Is there any other solution?
(I'm using Windows XP Prof., SP3, Capture One 4.6.1, Photoshop ..., ICC profile Adobe RGB 1998)
Any help would be very much appreciated.0 -
I also need Adobe CM. And C1 works on my comp. But only with some output profiles. 🙄
Anyhow - I do not see big need to use anything else but "embed camera profile" 😁
This is rather old error, which does not seem to bother PhaseOne a lot. 😕0 -
@Sylvia4 and Vito,
It is obvious CO4 and 5 don't not like Adobe CMM. Instead of discussing who is wrong, let's try to draw the bigger picture for a change. Conflicting applications are as old as computers. Regarding the conflict at hand, I suspect it is a DLL (dynamic link library) conflict which comes with the nature of Windows. Both apps can have a clean bill of health but conflict. Period.
Sometimes the conflict affects updates like a Service Pack. One app needs it, the other can't work with it. Result: you're in a dead-end street. 🤬
The single solution is to run conflicting applications on separate computers. This is typically common for printing and scanning which require often a close match of software versions.
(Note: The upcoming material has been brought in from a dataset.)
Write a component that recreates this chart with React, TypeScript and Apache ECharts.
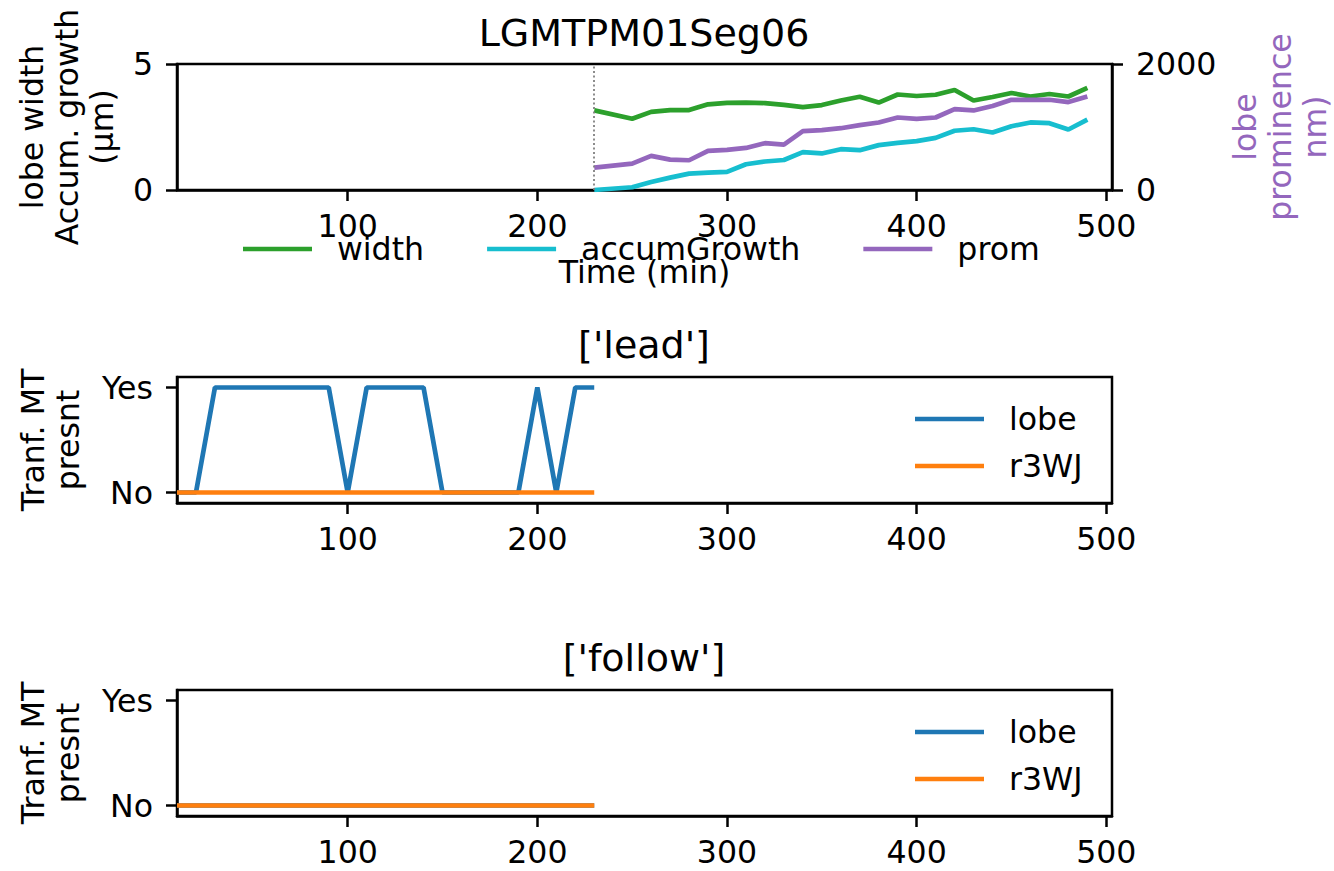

If you don't have extra hardware available (often your older PC will do) or don't want to invest into it, a virtual machine might be the best way out. Desktop virtualization, in which you run a separate computer on top of your physical machine, is perhaps not something you are familiar with. Virtualization software is cheap or free (from Microsoft among others) and the main requirement is that you can connect to your peripheral hardware through USB or network (firewire is not virtualized).